Están, pues, en peligro los valores más eminentes de España. Se consumará la disolución nacional, pues conocida es la tesis del señor Azaña, que cree suficiente haber encontrado una España unida para que ahora se estructure a base de separatismos. Se impondrá a España una política casera, burocrática, de pequeño burgués rabiosillo, sin ambición nacional, pacifista y mediocre. Se evitarán realizaciones revolucionarias auténticas, como es una amplia transformación económica, siguiendo como hasta aquí esquilmado y mediatizado el pueblo que trabaja. Se cultivarán los gritos fáciles, adormeciendo en el pueblo su afán creador y obligándole a seguir fiel a los infecundos mitos de nuestros abuelos. Ahí está el ejemplo de la batalla religiosa. Esos cuatrocientos señores diputados de las Constituyentes se han visto en la necesidad de despertar en el pueblo el odio al catolicismo, porque se vieron incapacitados para servir a ese pueblo metas revolucionarias de más realidad y más urgencia. El pueblo ingenuo ha caído en el lazo, celebrando lo que él cree su victoria contra el clero. Ahí está el partido socialista, que llenó de pasquines las calles, tocando a rebato su marxismo los días en que las Cortes discutían el problema religioso, y, en cambio, asistió muy calladito a la discusión del articulo 42, que trataba de la posibilidad de socializar y de dar un golpe auténtico a la economía capitalista. ¡Farsa, farsa!

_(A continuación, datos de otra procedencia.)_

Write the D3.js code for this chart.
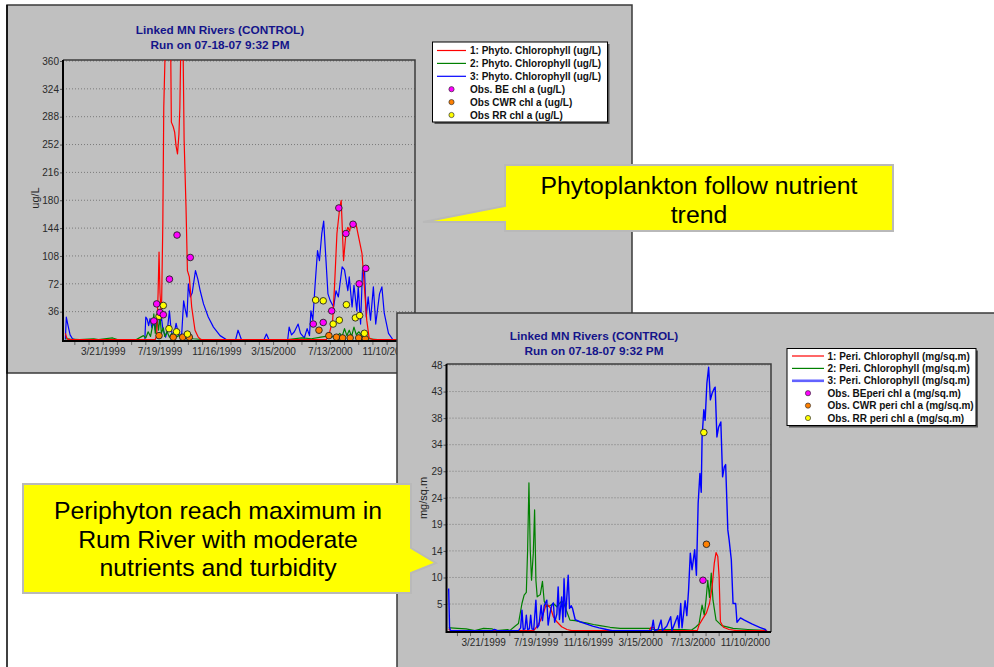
<!DOCTYPE html>
<html>
<head>
<meta charset="utf-8">
<script src="https://cdn.jsdelivr.net/npm/d3@7"></script>
<style>
  body { margin: 0; background: #fff; }
  svg { display: block; font-family: Arial, "Liberation Sans", sans-serif; }
</style>
</head>
<body>
<svg id="fig" width="994" height="667"></svg>
<script>
// ---- data: [day since 1 Jan 1999, value] ----
const phyto1 = [[0,8],[3,2],[6,0],[170,0],[190,0],[193,5],[196,60],[198,113],[200,60],[203,29],[206,150],[208,300],[212,400],[217,420],[222,420],[224,281],[228,275],[231,268],[234,250],[237,240],[240,265],[242,300],[245,420],[248,420],[251,258],[255,171],[258,89],[262,81],[267,42],[274,12],[281,3],[286,0],[552,0],[558,8],[565,25],[569,70],[574,137],[580,171],[583,180],[588,102],[593,137],[597,145],[601,140],[604,152],[609,145],[614,150],[620,132],[627,111],[632,68],[637,25],[642,2],[650,0],[730,0]];
const phyto2 = [[0,1],[10,0.5],[30,0],[60,1],[70,0],[100,2],[110,0],[150,0],[165,5],[170,2],[175,10],[180,4],[185,20],[187,33],[190,8],[194,25],[197,12],[200,30],[203,8],[207,15],[210,4],[215,10],[220,3],[225,8],[230,2],[240,5],[250,2],[260,4],[270,1],[290,0],[470,0],[500,2],[520,1],[540,3],[560,5],[570,2],[580,8],[585,4],[590,14],[595,5],[600,12],[605,4],[610,16],[615,6],[620,10],[630,3],[640,1],[660,0],[730,0]];
const phyto3 = [[0,0],[2,29],[5,20],[10,6],[15,1],[20,0],[168,0],[170,29],[173,26],[176,18],[179,27],[183,15],[187,22],[190,12],[193,28],[196,37],[199,20],[203,29],[206,14],[209,8],[212,3],[216,15],[220,37],[223,15],[226,6],[229,3],[234,21],[238,10],[242,4],[246,8],[250,50],[253,40],[257,29],[260,72],[264,55],[268,60],[275,89],[280,78],[285,63],[292,46],[302,29],[313,16],[327,5],[340,0],[360,0],[365,12],[372,0],[420,0],[425,7],[430,0],[470,0],[473,16],[478,6],[484,10],[492,20],[497,8],[505,2],[511,14],[516,5],[519,37],[523,25],[528,72],[533,115],[537,102],[542,137],[546,153],[550,111],[555,59],[560,50],[567,42],[572,63],[577,55],[585,94],[590,90],[597,63],[600,81],[606,42],[610,70],[616,37],[619,68],[624,20],[628,89],[632,94],[636,29],[640,55],[645,25],[651,68],[656,20],[664,59],[669,68],[674,34],[683,8],[692,0],[730,0]];
const obsBE = [[187,24],[193,46],[200,35],[207,32],[220,78],[236,135],[264,106],[524,20],[545,22],[563,37],[578,170],[593,137],[608,149],[621,72],[635,92]];
const obsCWR = [[198,5],[228,3],[248,3],[262,3],[536,12],[557,5],[573,3],[586,2],[602,2],[620,2],[634,1]];
const obsRR = [[198,30],[207,44],[219,14],[235,10],[258,7],[529,51],[545,50],[566,20],[579,25],[594,45],[613,28],[622,31],[632,8]];

const peri1 = [[0,0.3],[4,0],[195,0],[202,0.7],[209,1.6],[217,3.1],[223,4.6],[228,4.6],[234,4],[240,2.5],[248,1.6],[259,0.7],[271,0.2],[282,0],[460,0],[464,0.6],[470,0.6],[473,0],[570,0],[574,1],[583,2.2],[591,3.2],[598,4.9],[604,7.9],[609,12.2],[613,14.1],[617,13.4],[620,9.8],[623,1.6],[630,0.6],[643,0.2],[660,0],[730,0]];
const peri2 = [[0,0.5],[5,0.5],[20,0.4],[40,0.3],[60,0],[80,0.4],[100,0.3],[110,0],[135,0.2],[140,0],[152,0.8],[160,1.3],[168,4.9],[173,6.4],[178,6.9],[181,14.6],[184,26.7],[187,14.6],[190,9.1],[194,14],[197,21.8],[200,9.1],[203,6.1],[210,6.5],[215,8.9],[219,5.3],[225,4.3],[232,4.5],[240,4.9],[248,4.3],[254,4.9],[259,5.3],[264,4.9],[271,3.4],[278,1.9],[290,1.8],[301,1.6],[315,1.4],[332,1.1],[347,0.9],[370,0.6],[393,0.4],[460,0.4],[470,0.2],[540,0.2],[557,0.1],[566,0.6],[574,1.2],[581,4.6],[586,2.8],[590,5.5],[594,9.1],[598,6],[602,10.4],[606,5.5],[613,1.9],[626,0.9],[652,0.4],[686,0.2],[730,0]];
const peri3 = [[0,7.6],[2,0.6],[4,0],[100,0],[105,0.2],[112,0],[160,0],[165,0.5],[168,3.7],[171,0.2],[175,0.3],[178,2.8],[181,0.2],[185,0.3],[188,2.8],[191,0.3],[195,0.2],[200,5.5],[203,0.5],[207,1],[212,4.6],[215,1.8],[219,4.5],[225,5.5],[228,1],[232,3],[236,4.5],[240,5],[243,1.5],[248,3],[251,7.9],[254,2],[259,6.1],[262,1.5],[264.5,9.4],[268,2.5],[274,10],[277,4],[281,4.5],[284,4],[290,2],[301,1.6],[315,1.2],[330,0.8],[345,0.5],[362,0.2],[375,0],[465,0],[469,1.9],[472,0],[480,0.2],[487,1.9],[490,0],[500,0.8],[509,2.5],[512,0],[525,2.7],[528,0.5],[532,4.9],[535,0.5],[542,5.4],[546,2.7],[550,7.3],[554,14],[558,11],[564,14.6],[568,10],[572,23],[576,28.4],[579,25],[581,35],[585,39.9],[588,38],[592,44.7],[596,47.6],[600,41.7],[604,42.9],[609,43.8],[611,44],[615,35],[619,36.8],[624,37.7],[628,27.8],[632,29.6],[635,30],[640,18.2],[643,16.4],[648,12.8],[652,4.9],[658,4.9],[661,1.5],[669,2.3],[678,1.9],[695,1.2],[713,0.6],[726,0.2],[728,0]];
const obsBEperi = [[583,9.1]];
const obsCWRperi = [[591,15.6]];
const obsRRperi = [[585,35.8]];

const phytoTicks = [36,72,108,144,180,216,252,288,324,360];
const periTicks = [4.8,9.6,14.4,19.2,24,28.8,33.6,38.4,43.2,48];
const dateLabels = ["3/21/1999","7/19/1999","11/16/1999","3/15/2000","7/13/2000","11/10/2000"];
const phytoLegend = ["1: Phyto. Chlorophyll (ug/L)","2: Phyto. Chlorophyll (ug/L)","3: Phyto. Chlorophyll (ug/L)","Obs. BE chl a (ug/L)","Obs CWR chl a (ug/L)","Obs RR chl a (ug/L)"];
const periLegend = ["1: Peri. Chlorophyll (mg/sq.m)","2: Peri. Chlorophyll (mg/sq.m)","3: Peri. Chlorophyll (mg/sq.m)","Obs. BEperi chl a (mg/sq.m)","Obs. CWR peri chl a (mg/sq.m)","Obs. RR peri chl a (mg/sq.m)"];
const titleLines = ["Linked MN Rivers (CONTROL)","Run on 07-18-07 9:32 PM"];
const note1 = ["Phytoplankton follow nutrient","trend"];
const note2 = ["Periphyton reach maximum in","Rum River with moderate","nutrients and turbidity"];

// ---- helpers ----
const DAY = 864e5;
const base = Date.UTC(1999,0,1);
const toDate = d => new Date(base + d * DAY);
const parseLabel = d3.utcParse("%m/%d/%Y");
const fmtLabel = d3.utcFormat("%-m/%-d/%Y");
const majorDates = dateLabels.map(parseLabel);
// minor ticks every 30 days, in step with the labelled ones
const minorDates = d3.range(-2, 22).map(k => d3.utcDay.offset(majorDates[0], 30 * k))
  .filter(d => d >= toDate(-5) && d <= toDate(735));

const COLORS = { red: "#ff0000", green: "#008000", blue: "#0000ff",
  magenta: "#ff00ff", orange: "#ff8000", yellow: "#ffff00" };

const svg = d3.select("#fig");
let clipId = 0;

function drawPanel(opt) {
  const g = svg.append("g");
  // panel background
  g.append("rect").attr("x", opt.box[0]).attr("y", opt.box[1])
    .attr("width", opt.box[2]).attr("height", opt.box[3])
    .attr("fill", "#c0c0c0").attr("stroke", "#3a3a3a").attr("stroke-width", 1.5);

  const x = d3.scaleUtc().domain([toDate(-5), toDate(739)]).range([opt.px0, opt.px1]);
  const y = d3.scaleLinear().domain([0, opt.yMax]).range([opt.y0, opt.y1]);
  const top = opt.y1 - 1, bottom = opt.y0 + 1.5;

  // grid
  g.append("g").selectAll("line").data(opt.yTicks).join("line")
    .attr("x1", opt.px0).attr("x2", opt.px1)
    .attr("y1", d => y(d)).attr("y2", d => y(d))
    .attr("stroke", "#7a7a7a").attr("stroke-width", 1).attr("stroke-dasharray", "1,2");

  // frame: top & right in dark grey
  g.append("path")
    .attr("d", `M${opt.px0},${top}H${opt.px1}V${bottom}`)
    .attr("fill", "none").attr("stroke", "#3c3c3c").attr("stroke-width", 1.5);

  // series
  const cid = "clip" + (clipId++);
  g.append("clipPath").attr("id", cid).append("rect")
    .attr("x", opt.px0).attr("y", top).attr("width", opt.px1 - opt.px0).attr("height", bottom - top);
  const line = d3.line().x(d => x(toDate(d[0]))).y(d => y(d[1]));
  const lines = g.append("g").attr("clip-path", `url(#${cid})`);
  opt.series.forEach(s => {
    lines.append("path").datum(s.data).attr("d", line)
      .attr("fill", "none").attr("stroke", s.color).attr("stroke-width", s.width || 1.2)
      .attr("stroke-linejoin", "round");
  });
  opt.obs.forEach(s => {
    lines.append("g").selectAll("circle").data(s.data).join("circle")
      .attr("cx", d => x(toDate(d[0]))).attr("cy", d => y(d[1])).attr("r", 3.3)
      .attr("fill", s.color).attr("stroke", "#222").attr("stroke-width", 0.9);
  });

  // axes
  const ya = g.append("g").attr("transform", `translate(${opt.px0},0)`)
    .call(d3.axisLeft(y).tickValues(opt.yTicks).tickFormat(d3.format(".0f")).tickSize(3).tickPadding(1));
  ya.select(".domain").remove();
  ya.selectAll("line").attr("stroke", "#555");
  ya.selectAll("text").attr("font-size", 10).attr("fill", "#2a2a2a").attr("font-family", "Arial, 'Liberation Sans', sans-serif");

  const majorSet = new Set(majorDates.map(d => +d));
  const xa = g.append("g").attr("transform", `translate(0,${bottom})`)
    .call(d3.axisBottom(x).tickValues(minorDates).tickSize(4).tickPadding(3)
      .tickFormat(d => majorSet.has(+d) ? fmtLabel(d) : ""));
  xa.select(".domain").remove();
  xa.selectAll("line").attr("stroke", "#666");
  xa.selectAll("text").attr("font-size", 10).attr("fill", "#2a2a2a").attr("font-family", "Arial, 'Liberation Sans', sans-serif");

  // thick left & bottom axis lines
  g.append("path").attr("d", `M${opt.px0},${top}V${bottom}H${opt.px1}`)
    .attr("fill", "none").attr("stroke", "#000").attr("stroke-width", 2);

  // y title
  g.append("text").attr("transform", `translate(${opt.yTitlePos[0]},${opt.yTitlePos[1]}) rotate(-90)`)
    .attr("text-anchor", "middle").attr("font-size", 11).attr("fill", "#222").text(opt.yTitle);

  // chart title
  g.append("g").selectAll("text").data(titleLines).join("text")
    .attr("x", opt.titlePos[0]).attr("y", (d, i) => opt.titlePos[1] + i * 14.5)
    .attr("text-anchor", "middle").attr("font-size", 11.8).attr("font-weight", "bold")
    .attr("fill", "#14148a").text(d => d);

  // legend
  const L = opt.legend;
  const lg = g.append("g");
  lg.append("rect").attr("x", L.x + 2).attr("y", L.y + 2).attr("width", L.w).attr("height", L.h).attr("fill", "#555");
  lg.append("rect").attr("x", L.x).attr("y", L.y).attr("width", L.w).attr("height", L.h)
    .attr("fill", "#fff").attr("stroke", "#000").attr("stroke-width", 1);
  const keys = [COLORS.red, COLORS.green, L.blueKey || COLORS.blue, COLORS.magenta, COLORS.orange, COLORS.yellow];
  const rows = lg.selectAll("g.row").data(opt.legendText).join("g").attr("class", "row")
    .attr("transform", (d, i) => `translate(0,${L.y + L.row0 + i * L.rowH})`);
  rows.each(function(d, i) {
    const r = d3.select(this);
    if (i < 3) {
      r.append("line").attr("x1", L.lx0).attr("x2", L.lx1).attr("y1", 0).attr("y2", 0)
        .attr("stroke", keys[i]).attr("stroke-width", i === 2 ? L.blueW : 1.2);
    } else {
      r.append("circle").attr("cx", (L.lx0 + L.lx1) / 2).attr("cy", 0).attr("r", 2.6)
        .attr("fill", keys[i]).attr("stroke", "#333").attr("stroke-width", 0.7);
    }
    r.append("text").attr("x", L.tx).attr("y", 0).attr("dy", "0.36em")
      .attr("font-size", L.fs).attr("font-weight", "bold").attr("fill", "#111").text(d);
  });
}

function drawCallout(pathD, lines, cx, y0, dy) {
  const g = svg.append("g");
  g.append("path").attr("d", pathD).attr("fill", "#ffff00")
    .attr("stroke", "#b9b9b9").attr("stroke-width", 2).attr("stroke-linejoin", "miter");
  g.selectAll("text").data(lines).join("text")
    .attr("x", cx).attr("y", (d, i) => y0 + i * dy)
    .attr("text-anchor", "middle").attr("font-size", 24.8).attr("fill", "#000").text(d => d);
}

// ---- phytoplankton panel ----
drawPanel({
  box: [7, 5, 625, 368],
  px0: 63, px1: 415, y0: 339.5, y1: 61,
  yMax: 360, yTicks: phytoTicks, yTitle: "ug/L", yTitlePos: [39, 198],
  titlePos: [220, 34],
  series: [{data: phyto3, color: COLORS.blue}, {data: phyto2, color: COLORS.green}, {data: phyto1, color: COLORS.red}],
  obs: [{data: obsCWR, color: COLORS.orange}, {data: obsRR, color: COLORS.yellow}, {data: obsBE, color: COLORS.magenta}],
  legend: {x: 432.5, y: 42, w: 175, h: 80, row0: 8.5, rowH: 12.9, lx0: 437, lx1: 466, tx: 470, fs: 10, blueW: 1.2},
  legendText: phytoLegend
});

// callout over the phytoplankton panel
drawCallout("M505,165H893V231H505V222L423,222L505,206Z", note1, 699, 194, 29);

// ---- periphyton panel ----
drawPanel({
  box: [397, 313, 610, 365],
  px0: 446.5, px1: 771, y0: 630.6, y1: 365,
  yMax: 48, yTicks: periTicks, yTitle: "mg/sq.m", yTitlePos: [427, 498],
  titlePos: [594, 340],
  series: [{data: peri2, color: COLORS.green}, {data: peri1, color: COLORS.red}, {data: peri3, color: COLORS.blue, width: 1.4}],
  obs: [{data: obsBEperi, color: COLORS.magenta}, {data: obsCWRperi, color: COLORS.orange}, {data: obsRRperi, color: COLORS.yellow}],
  legend: {x: 787, y: 348.5, w: 189, h: 77, row0: 7.5, rowH: 12.4, lx0: 792, lx1: 824, tx: 827.5, fs: 10, blueW: 2.6, blueKey: "#6262ff"},
  legendText: periLegend
});

// callout beside the periphyton panel
drawCallout("M23,484H411V548L436,563L411,573V593H23Z", note2, 218, 519, 28.5);

// outer left rule
svg.append("line").attr("x1", 7).attr("x2", 7).attr("y1", 5).attr("y2", 667)
  .attr("stroke", "#000").attr("stroke-width", 1.5);
</script>
</body>
</html>
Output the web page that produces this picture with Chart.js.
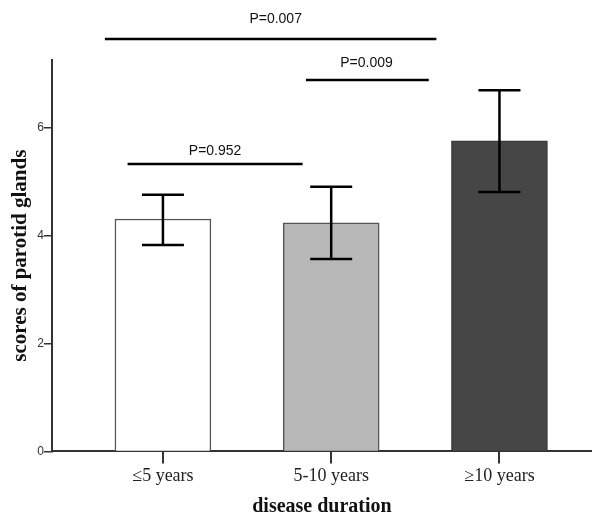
<!DOCTYPE html>
<html>
<head>
<meta charset="utf-8">
<script src="https://cdn.jsdelivr.net/npm/chart.js@4"></script>
<style>
  html, body { margin: 0; padding: 0; background: #fff; }
  #wrap { width: 592px; height: 517px; }
</style>
</head>
<body>
<div id="wrap"><canvas id="myChart"></canvas></div>
<script>
// Chart values
const categories = ['≤5 years', '5-10 years', '≥10 years'];
const means = [4.31, 4.24, 5.76];
const errLow = [3.83, 3.57, 4.81];
const errHigh = [4.76, 4.91, 6.70];
const yTicks = [0, 2, 4, 6];

// significance brackets (x in category units, y in score units)
const pLabels = ['P=0.952', 'P=0.009', 'P=0.007'];
const pFrom = [-0.21, 0.85, -0.345];
const pTo = [0.83, 1.58, 1.625];
const pLevel = [5.33, 6.89, 7.65];
const pTextX = [0.31, 1.21, 0.67];
const pTextLevel = [5.57, 7.20, 8.02];

const barColors = ['#ffffff', '#b8b8b8', '#464646'];
const barBorders = ['#555555', '#555555', '#3a3a3a'];

// draws error bars and the P-value brackets
const extrasPlugin = {
    id: 'extras',
    afterDatasetsDraw(chart) {
        const ctx = chart.ctx;
        const xs = chart.scales.x;
        const ys = chart.scales.y;
        ctx.save();
        ctx.strokeStyle = '#000';
        ctx.lineWidth = 2.5;
        means.forEach((m, i) => {
            const x = xs.getPixelForValue(i);
            const top = ys.getPixelForValue(errHigh[i]);
            const bot = ys.getPixelForValue(errLow[i]);
            ctx.beginPath();
            ctx.moveTo(x, top); ctx.lineTo(x, bot);
            ctx.moveTo(x - 21, top); ctx.lineTo(x + 21, top);
            ctx.moveTo(x - 21, bot); ctx.lineTo(x + 21, bot);
            ctx.stroke();
        });
        ctx.fillStyle = '#111';
        ctx.font = '14px "Liberation Sans", Arial, sans-serif';
        ctx.textAlign = 'center';
        ctx.textBaseline = 'middle';
        pLabels.forEach((label, i) => {
            const y = ys.getPixelForValue(pLevel[i]);
            ctx.beginPath();
            ctx.moveTo(xs.getPixelForValue(pFrom[i]), y);
            ctx.lineTo(xs.getPixelForValue(pTo[i]), y);
            ctx.stroke();
            ctx.fillText(label, xs.getPixelForValue(pTextX[i]), ys.getPixelForValue(pTextLevel[i]));
        });
        ctx.restore();
    }
};

const ctx = document.getElementById('myChart').getContext('2d');
const myChart = new Chart(ctx, {
    type: 'bar',
    data: {
        datasets: [{
            data: means.map((v, i) => ({ x: i, y: v })),
            backgroundColor: barColors,
            borderColor: barBorders,
            borderWidth: 1.5,
            barThickness: 96
        }]
    },
    options: {
        responsive: true,
        maintainAspectRatio: false,
        animation: false,
        layout: { padding: { top: 60, right: 0, left: 8, bottom: 0 } },
        plugins: {
            legend: { display: false },
            tooltip: { enabled: false }
        },
        scales: {
            x: {
                type: 'linear',
                offset: false,
                min: -0.66,
                max: 2.55,
                afterBuildTicks: (scale) => { scale.ticks = [0, 1, 2].map(v => ({ value: v })); },
                grid: { offset: false, drawOnChartArea: false, tickLength: 12, color: '#333', lineWidth: 2 },
                border: { display: true, color: '#333', width: 2 },
                ticks: {
                    color: '#222',
                    padding: 2,
                    font: { family: '"Liberation Serif", "Times New Roman", serif', size: 18 },
                    callback: (v) => categories[v]
                },
                title: {
                    display: true,
                    text: 'disease duration',
                    color: '#111',
                    padding: { top: 8, bottom: 0 },
                    font: { family: '"Liberation Serif", "Times New Roman", serif', size: 20, weight: 'bold', lineHeight: 1 }
                }
            },
            y: {
                min: 0,
                max: 7.26,
                afterBuildTicks: (scale) => { scale.ticks = yTicks.map(v => ({ value: v })); },
                grid: { drawOnChartArea: false, tickLength: 8, color: '#333', lineWidth: 1.5 },
                border: { display: true, color: '#333', width: 2 },
                ticks: {
                    color: '#333',
                    padding: 0,
                    font: { family: '"Liberation Sans", Arial, sans-serif', size: 12 }
                },
                title: {
                    display: true,
                    text: 'scores of parotid glands',
                    color: '#111',
                    padding: { top: 0, bottom: 4 },
                    font: { family: '"Liberation Serif", "Times New Roman", serif', size: 21, weight: 'bold' }
                }
            }
        }
    },
    plugins: [extrasPlugin]
});
</script>
</body>
</html>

Las Juntas harán, pues, labor de oposición al Gobierno Azaña, como a todos los que anuncien proseguir la tarea antiespañola, de reacción liberalburguesa, a que éste quiere dedicarse. Sin miedo a frases ni a amenazas. A ver si es posible levantar con un ejemplo generoso la protesta decidida del pueblo patriota. La política de tendencia liberal-burguesa no consigue en esta época otro resultado que el de desembocar en el comunismo, a quien es suficiente hinchar los mismos discursos ministeriales para su propaganda eficacísima.

Jacobinismo es hoy bolchevismo. O algo que dejará a éste franco y libre paso. Y el señor Azaña es sencillamente un político jacobino. (Sin el carácter unitario, de Patria una, que era lo único que los jacobinos franceses tenían de bueno.)

Pero el señor Azaña parece a la vez hombre inteligente y quizá, a pesar de todo, pueda salvarse y salvarnos. Esperemos.